Monsieur Pueyo, surtout ne vous censurez pas : vous êtes un élu du peuple, vous êtes donc totalement légitime à organiser des consultations citoyennes. Bien entendu, si vous organisez une consultation au sein de votre parti et uniquement avec vos électeurs comme public, nous ne pourrions pas vous délivrer le label.
Si, comme à Montpellier, avec Coralie Dubost et Carole Delga, il y a une démonstration du caractère transpartisan de la consultation, elle ne sort pas de la pièce ; donc tout va bien. Organiser une consultation citoyenne pour un homme politique fait partie de son travail.

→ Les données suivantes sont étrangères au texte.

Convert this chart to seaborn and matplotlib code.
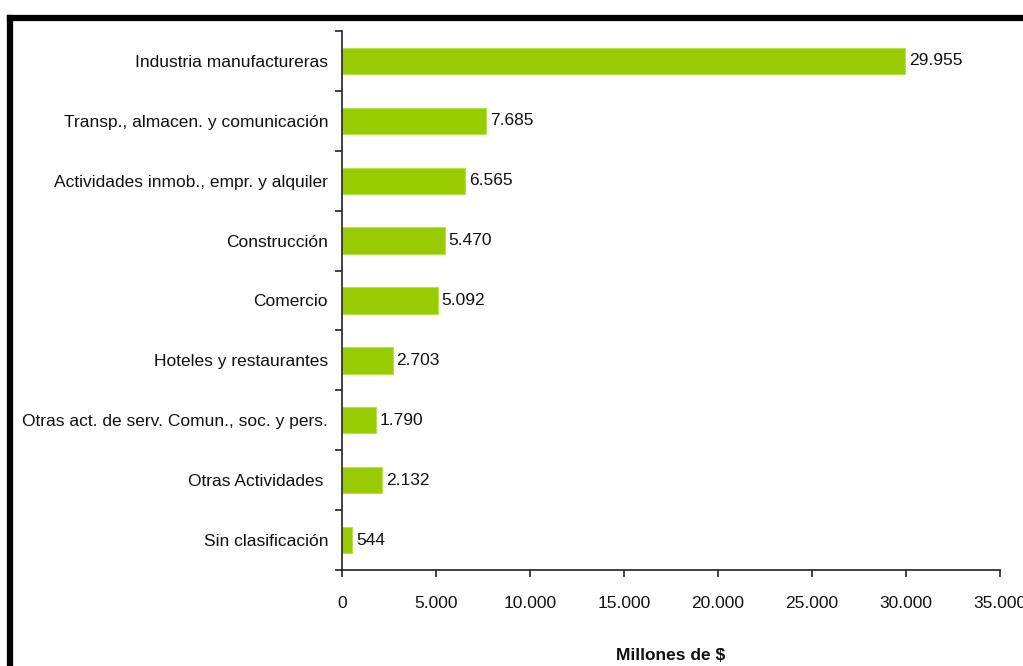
import matplotlib
matplotlib.use("Agg")
import matplotlib.pyplot as plt
import seaborn as sns
import pandas as pd
from matplotlib.lines import Line2D
from matplotlib.ticker import FuncFormatter, MultipleLocator

categories = [
    "Industria manufactureras",
    "Transp., almacen. y comunicación",
    "Actividades inmob., empr. y alquiler",
    "Construcción",
    "Comercio",
    "Hoteles y restaurantes",
    "Otras act. de serv. Comun., soc. y pers.",
    "Otras Actividades ",
    "Sin clasificación",
]
values = [29955, 7685, 6565, 5470, 5092, 2703, 1790, 2132, 544]
value_labels = ["29.955", "7.685", "6.565", "5.470", "5.092", "2.703", "1.790", "2.132", "544"]
x_label = "Millones de $"

df = pd.DataFrame({"cat": categories, "val": values})

sns.set_style("white")
plt.rcParams["font.family"] = ["Liberation Sans Narrow", "Liberation Sans", "DejaVu Sans"]

fig = plt.figure(figsize=(10.23, 6.66), dpi=100)
ax = fig.add_axes([342 / 1023, 1 - 570 / 666, (1000 - 342) / 1023, (570 - 31) / 666])

sns.barplot(data=df, x="val", y="cat", ax=ax, color="#99CC00", width=0.44,
            saturation=1, edgecolor="#B8E04A", linewidth=0.8, orient="h")

ax.set_xlim(0, 35000)
ax.set_ylim(len(categories) - 0.5, -0.5)
ax.xaxis.set_major_locator(MultipleLocator(5000))
ax.xaxis.set_major_formatter(FuncFormatter(lambda v, p: f"{int(v):,}".replace(",", ".")))

for i, (v, lab) in enumerate(zip(values, value_labels)):
    ax.text(v + 200, i, lab, va="center", ha="left", fontsize=12.5, color="#111111")

for s in ["top", "right"]:
    ax.spines[s].set_visible(False)
for s in ["left", "bottom"]:
    ax.spines[s].set_color("#222222")
    ax.spines[s].set_linewidth(1.2)

ax.set_yticks([i for i in range(len(categories))])
ax.set_yticklabels(categories, fontsize=12.5, color="#111111")
ax.tick_params(axis="y", which="major", left=True, length=0, pad=10)
# boundary ticks on y axis
ax.set_yticks([i - 0.5 for i in range(len(categories) + 1)], minor=True)
ax.tick_params(axis="y", which="minor", left=True, length=5, width=1.2, color="#222222",
               direction="out")
ax.tick_params(axis="x", which="major", bottom=True, length=5, width=1.2, color="#222222",
               direction="out", labelsize=12.5, labelcolor="#111111", pad=14)
ax.set_ylabel("")
ax.set_xlabel(x_label, fontsize=12.5, fontweight="bold", labelpad=26, color="#111111")

# frame border (top and left)
fig.add_artist(Line2D([0.0098, 1.0], [1 - 17.5 / 666, 1 - 17.5 / 666], color="black",
                      linewidth=4.5, solid_capstyle="projecting", transform=fig.transFigure))
fig.add_artist(Line2D([0.0098, 0.0098], [0, 1 - 17.5 / 666], color="black",
                      linewidth=4.5, solid_capstyle="projecting", transform=fig.transFigure))

fig.savefig("out.png", dpi=100)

Je n'y vois donc aucun problème, dès lors que tout le monde est autorisé à participer et à s'exprimer. Il m'est arrivé, quand un maire me disait « Non, pas ceux-là, je les connais, ils sont du Rassemblement national », de lui répondre : « Et bien moi, je ne les connais pas, justement. J'aimerais savoir ce qu'ils ont à dire et, puisque je suis là, pouvoir leur répondre ! »
Concernant les préfets, nous les avons sollicités. Nous leur avons transmis des informations, et le secrétariat général s'est déplacé à plusieurs reprises. Cependant, nous ne souhaitons pas de communication institutionnelle ni que les consultations citoyennes soient organisées par les préfets.
Je partage les propos de Liliana Tanguy sur la qualité de cette démarche. Un débat de plusieurs heures est en effet différent d'un questionnaire fermé, rempli par 17 000 personnes. Les gens se sont déplacés et nous ont présenté leurs attentes et suggestions. Nous devrons effectivement trouver un moyen de poursuivre cette démarche.
S'agissant des Français de l'étranger, nous avons labellisé tous les projets qui nous ont été proposés, avec parfois des déceptions sur le nombre de participants et, d'autres fois, des consultations de très bonne facture. J'ai participé à des consultations avec des Français de l'étranger, évidemment très soucieux que leur voix soit entendue.
Nous souhaitons également organiser ce débat avec des communautés européennes présentes en France. Nous l'avons fait une fois, avec ma collègue portugaise, à la Fondation Calouste Gulbenkian, à Paris. Il s'agit aussi d'une dimension très importante qui est bien accueillie. Nous devrons en réaliser davantage à la rentrée, c'est vraiment l'un des axes sur lesquels nous devrons travailler.
Madame la présidente de la commission, c'est une bonne idée de solliciter nos collègues d'autres États membres de l'Union européenne pour travailler ensemble.